Ahmad Hojati Malekshah was born in Babol, Iran, and received his Bachelor’s in Surveying Engineering from K.N. Toosi University and his Master’s in Geodesy and Hydrography Engineering from the University of Tehran. While looking for a Ph.D. program Hojati Malekshah found Dr. Nancy Glenn’s work in remote sensing and noticed that her research group was working on active sensor applications (e.g. lidar) in mapping snow and snow-vegetation interaction as a part of the NASA SnowEX project. The NASA SnowEX project offered a wonderful opportunity to be in a professional remote sensing community and work with high-quality scientists across the United States. “To be effective in these communities you need to develop your skills to handle big data and have knowledge in data science. In this regard, I contacted Dr. Glenn and after her approval applied for the Data Science emphasis in the Computing Ph.D. program at Boise State.”

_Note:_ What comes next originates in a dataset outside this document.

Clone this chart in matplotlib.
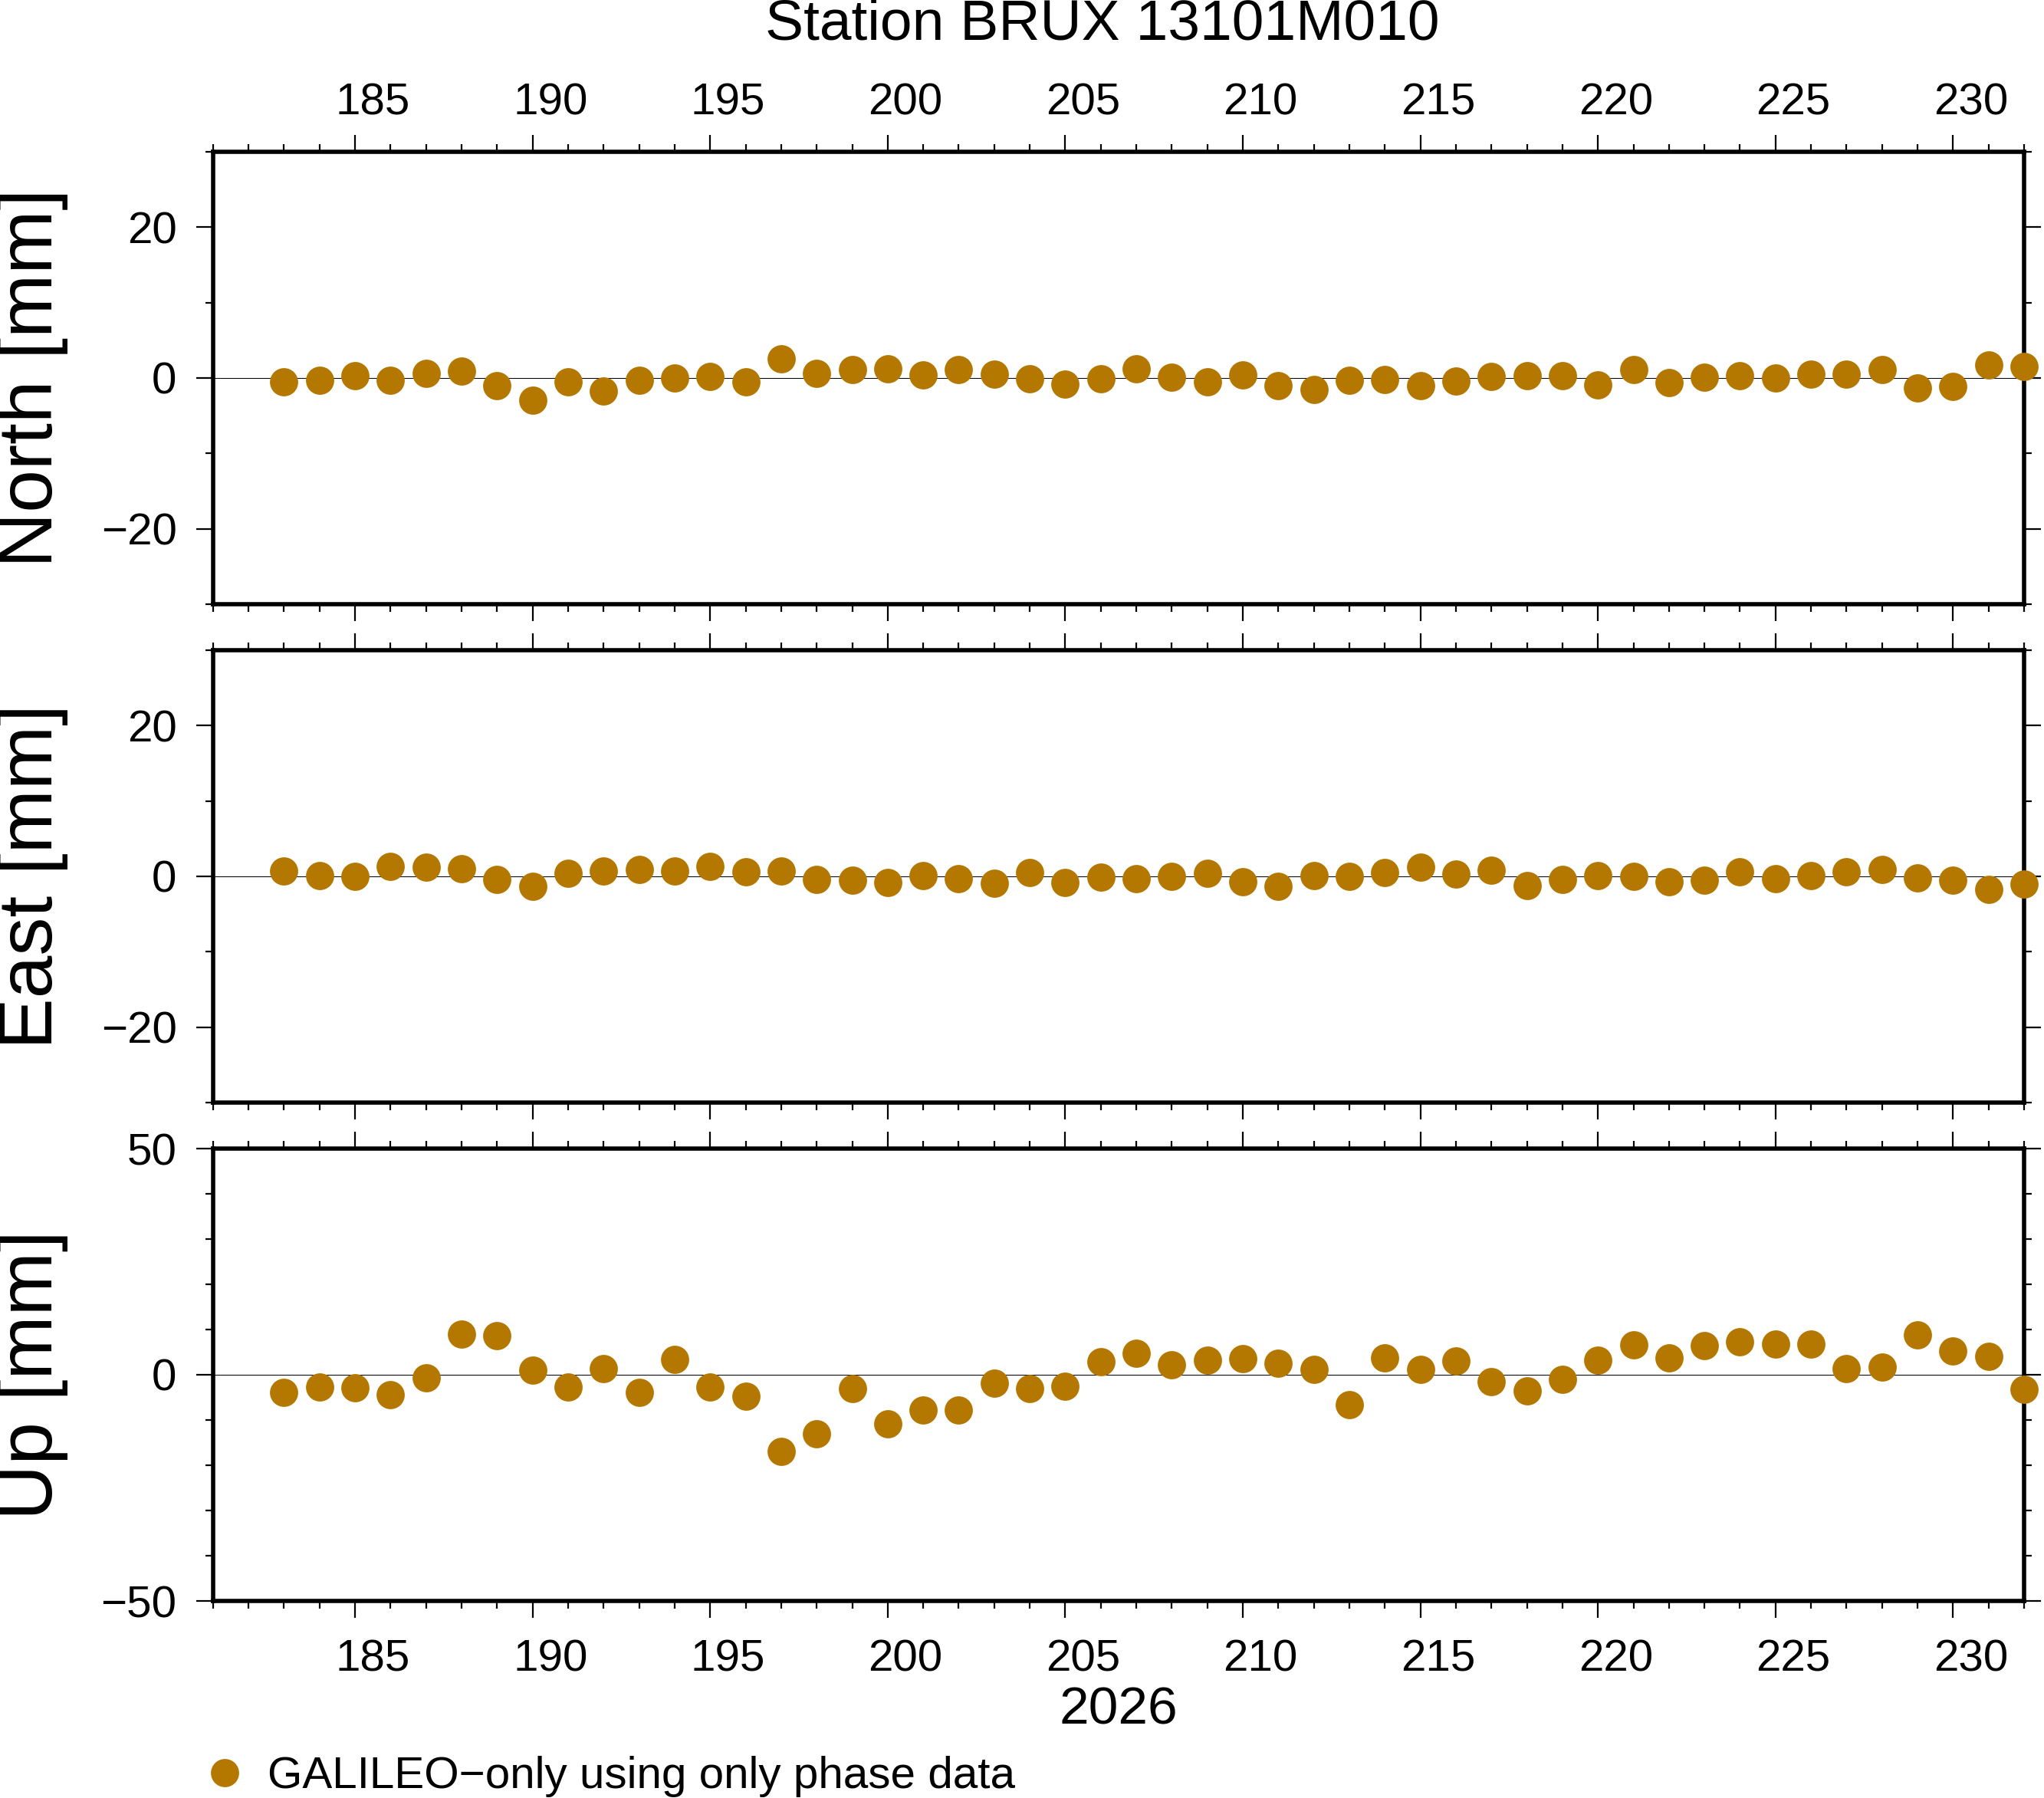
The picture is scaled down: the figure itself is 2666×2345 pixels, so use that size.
import matplotlib
matplotlib.use("Agg")
import matplotlib.pyplot as plt
from matplotlib.ticker import MultipleLocator, FixedLocator
from matplotlib.lines import Line2D
from matplotlib.transforms import ScaledTranslation

plt.rcParams['font.family'] = ['Liberation Sans', 'DejaVu Sans']

# ---------------- data ----------------
days = list(range(183, 233))
north = [-0.5, -0.34, 0.27, -0.34, 0.6, 0.9, -1.0, -2.9, -0.5, -1.75,
         -0.34, 0.0, 0.17, -0.5, 2.5, 0.6, 1.1, 1.2, 0.4, 1.1,
         0.5, -0.1, -0.85, -0.1,
         1.2, 0.1, -0.5, 0.4, -1.0, -1.5, -0.3, -0.2, -1.0, -0.4,
         0.2, 0.3, 0.3, -0.9, 1.1, -0.6, 0.1, 0.3, 0.0, 0.5,
         0.5, 1.1, -1.3, -1.1, 1.7, 1.5]
east = [0.7, 0.1, 0.0, 1.3, 1.2, 1.0, -0.4, -1.3, 0.4, 0.7,
        0.9, 0.7, 1.3, 0.6, 0.7, -0.4, -0.5, -0.8, 0.1, -0.3,
        -0.9, 0.5, -0.8, -0.1,
        -0.3, 0.0, 0.4, -0.7, -1.3, 0.1, 0.0, 0.5, 1.2, 0.3,
        0.8, -1.2, -0.4, 0.1, 0.0, -0.7, -0.5, 0.6, -0.3, 0.1,
        0.6, 0.9, -0.2, -0.5, -1.7, -1.0]
up = [-3.9, -2.7, -2.9, -4.4, -0.7, 9.0, 8.6, 1.0, -2.7, 1.4,
      -3.9, 3.4, -2.7, -4.7, -16.9, -13.1, -3.1, -10.8, -7.8, -7.8,
      -1.9, -3.1, -2.5, 2.9,
      4.7, 2.2, 3.2, 3.6, 2.5, 1.2, -6.6, 3.7, 1.2, 3.1,
      -1.5, -3.6, -1.0, 3.2, 6.6, 3.7, 6.4, 7.3, 6.8, 6.8,
      1.4, 1.7, 8.8, 5.3, 4.1, -3.2]

components = ["North [mm]", "East [mm]", "Up [mm]"]
series = [north, east, up]
ylims = [(-30, 30), (-30, 30), (-50, 50)]
ymajor = [[-20, 0, 20], [-20, 0, 20], [-50, 0, 50]]
xlim = (181, 232)
xmajor = list(range(185, 231, 5))
title = "Station BRUX 13101M010"
year_label = "2026"
legend_label = "GALILEO\u2212only using only phase data"
color = "#B47800"

# ---------------- figure ----------------
W, H = 2666, 2345
fig = plt.figure(figsize=(W / 100, H / 100), dpi=100)

left = 277.8 / W
width = (2640 - 277.8) / W
ph = 590 / H
bottoms = [1 - 788 / H, 1 - 1438 / H, 1 - 2088 / H]
px_per_day = (2640 - 277.8) / (xlim[1] - xlim[0])
label_shift = ScaledTranslation(0.5 * px_per_day / 100, 0, fig.dpi_scale_trans)

TICK_FS = 42
axes = []
for i, (name, vals, yl, ym) in enumerate(zip(components, series, ylims, ymajor)):
    ax = fig.add_axes([left, bottoms[i], width, ph])
    axes.append(ax)
    ax.axhline(0, color="black", lw=0.75, zorder=1)
    ax.plot(days, vals, linestyle="none", marker="o", markersize=26.5,
            color=color, markeredgewidth=0, clip_on=False, zorder=5)
    ax.set_xlim(*xlim)
    ax.set_ylim(*yl)
    ax.xaxis.set_major_locator(FixedLocator(xmajor))
    ax.xaxis.set_minor_locator(MultipleLocator(1))
    ax.yaxis.set_major_locator(FixedLocator(ym))
    ax.yaxis.set_minor_locator(MultipleLocator(10))
    for sp in ax.spines.values():
        sp.set_linewidth(4)
    ax.tick_params(axis="x", which="both", direction="out", top=True, bottom=True,
                   labelsize=TICK_FS, pad=(10 if i == 0 else 19.5))
    ax.tick_params(axis="y", which="both", direction="out", left=True, right=True,
                   labelsize=TICK_FS, pad=18)
    ax.tick_params(which="major", length=16, width=1.6)
    ax.tick_params(which="minor", length=7.5, width=1.6)
    ax.tick_params(axis="x", labeltop=(i == 0), labelbottom=(i == 2))
    # annotations sit in the middle of the day interval (GMT style)
    for tk in ax.xaxis.get_major_ticks():
        tk.label1.set_transform(tk.label1.get_transform() + label_shift)
        tk.label2.set_transform(tk.label2.get_transform() + label_shift)
    # component label centred on the panel
    fig.text(42 / W, bottoms[i] + ph / 2, name, rotation=90, ha="center",
             va="center", fontsize=72)

axes[2].set_xlabel(year_label, fontsize=50, labelpad=5)

fig.text(1438 / W, 1 - 32 / H, title, ha="center", va="center", fontsize=54)

# legend
handle = Line2D([], [], linestyle="none", marker="o", markersize=26.5,
                color=color, markeredgewidth=0)
fig.legend([handle], [legend_label], loc="center left",
           bbox_to_anchor=(270 / W, 1 - 2317 / H), frameon=False,
           fontsize=42, handlelength=0.8, handletextpad=0.55,
           borderpad=0, borderaxespad=0)

fig.savefig("out.png", dpi=100)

Hojati Malekshah found out about the Descartes Labs (DL) internship through an email newsletter and was interested in the work they were doing on radar. During the internship, he worked as an applied scientist working in their radar remote sensing division. “My work was a part of research and development. They are providing global and local time series of land surface displacement using interferometric synthetic aperture radar (InSAR) technique. InSAR is a technique that maps subsidence, landslides, dam failures, earthquakes, etc. Therefore, knowing the land surface movement and their evolution in time can be an asset for cities, dams, and mines. DL uses European space agency’s Sentinel 1 A and B data with 10-20 m resolution with 6 days repeat orbit combined. Radar waves could face long-term and short-term decorrelation which means low-quality measurement from the ground if we have dense vegetation, snow or any disturbance that changes ground surface. In terms of long-term decorrelation, almost no information can be retrieved from the region. However, short-term decorrelations could be temporal and/or seasonal (like snow cover in winter) and return high-quality information except that short period. Most InSAR processing methods lose displacement pixels if we have long-term and/or short-term decorrelation. At Descartes Labs, my work was developing and implementing an algorithm that can preserve pixels in case we have temporal-decorrelation.”
When asked what the best part of the internship was, Hojati Malekshah said, “My favorite part was a weekly meeting we had to plan for the work in the following two weeks. Everyone had to add a title and description to Jira and explain what are the steps she/he is taking to complete the project and how much time is required. All the group listened to the steps and description and voted for the number of days it would take to finish a task. It was interesting that all the group together tackled a problem and how you manage your time during the week for completing a task.” He said the experience taught him how to be more effective and organized in his projects, and he appreciated the opportunity to meet people from other backgrounds and universities and network.
Currently, Hojati Malekshah is working on applying machine learning and deep learning techniques on radar and lidar (airborne and terrestrial) data to map the snow depth, pattern, density, and their relationship with the vegetation structures at different spatial scales. Once he completes his Ph.D., Hojati Malekshah intends to work in the private sector specializing in the application of data science in remote sensing of the environment.